GETTING AWAY WITH TORTURE, the title of Dahlia Lithwick's article in Slate, commenting on the publication of Dick Cheney's memoir, "In My Time", seems to be a fair summation of Dick's adventures to date, unless, of course, some brave soul in the US gov't. decides to give it a try.
My focus is what Cheney's books tells us about the rule of law in America. As Glenn Greenwald puts it:
Less than three years ago, Dick Cheney was presiding over policies that left hundreds of thousands of innocent people dead from a war of aggression, constructed a worldwide torture regime, and spied on thousands of Americans without the warrants required by law, all of which resulted in his leaving office as one of the most reviled political figures in decades. But thanks to the decision to block all legal investigations into his chronic criminality, those matters have been relegated to mere pedestrian partisan disputes, and Cheney is thus now preparing to be feted—and further enriched—as a Wise and Serious Statesman ...

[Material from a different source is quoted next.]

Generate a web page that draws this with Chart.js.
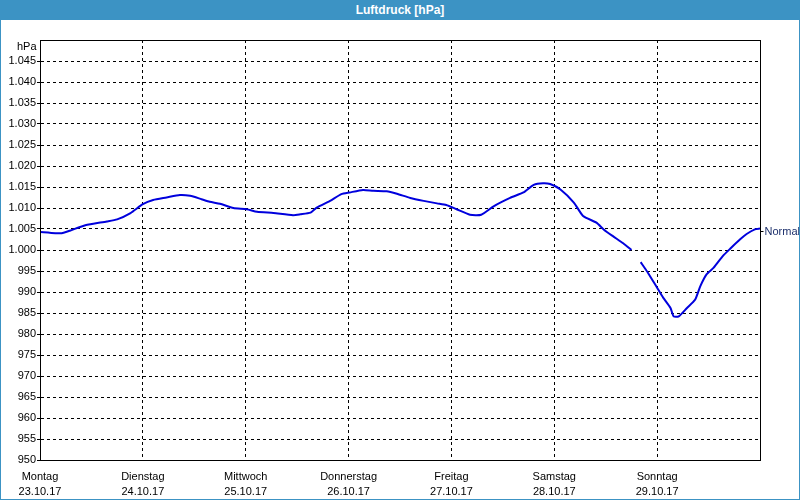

Implicit in Greenwald's commentary is that the Obama administration is responsible for Cheney's continued legitimacy in the debate about torture, as well as the legitimacy of the debate itself. By deciding to repudiate torture while doing everything in its power to protect the torturers, the Obama administration has succeeded in elevating not only Cheney but the idea that, in America, some torturers are too important to be punished.
Rule of law, what a great idea. We should try it here, too, what with Dalton and the un-published, un-Gazetted secret amendment to the Public Works Act, plus Stevie's contempt for Parliament and anything Stevie doesn't like.